Forced ion flux by multi-redox molecule to break diffusion limit and boost electrode process

Abstract

For any electrode process, the active species reaching the reaction sites of the electrode surface will ultimately become a controlling step, and this depends on the diffusion layer and its thickness. The diffusion layer, however, is not readily modified other than by introducing vigorous stirring. In lithium-ion-based energy storage, the supply of lithium ion to the reaction sites is certainly a rate-limiting step. Herein, we report an unusual type of “forced convection” by introducing a functionalized molecule in the electrode to break the traditional diffusion limit resulting in an alternative mode of mass transfer. The functionalized molecule, methylene blue phosphotungstate (MB-PW 12 ), is designed with multiple redox properties that can “adsorb” and “release” lithium ion during its redox processes.
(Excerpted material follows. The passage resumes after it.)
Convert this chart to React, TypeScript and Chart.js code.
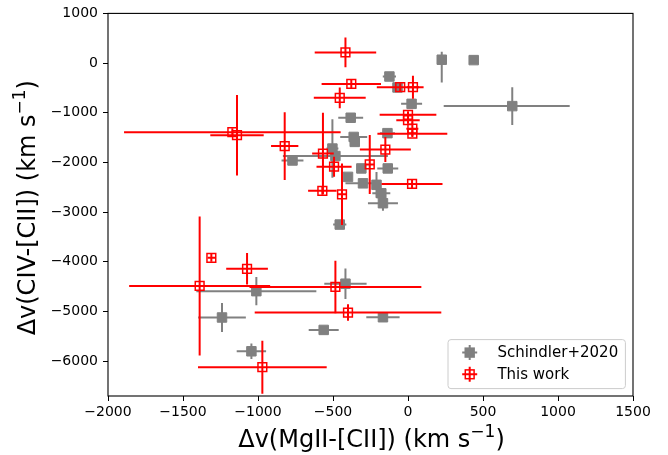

By implanting the MB-PW 12 in sulfur cathode matrix, forced lithium-ion flux can be realized, and this also favors polysulfides adsorption and catalysis, thus boosting the sulfur conversion reactions. • A mode of mass transfer is created by a designed functionalized molecule • MB-PW 12 can inhale and exhale Li + , breaking the traditional diffusion limit • Faster Li + transfer and favorable adsorption boost sulfur species conversion • Rate capability and cycling lifespan of Li-S battery are enhanced greatly The diffusion layer and its thickness will ultimately determine the electrode process. Fan et al. design a functionalized molecule MB-PW 12 with multiple redox properties and implant it into the electrode, which can inhale and exhale Li + during its redox process to form forced lithium ion flux, resulting in a type of forced convection.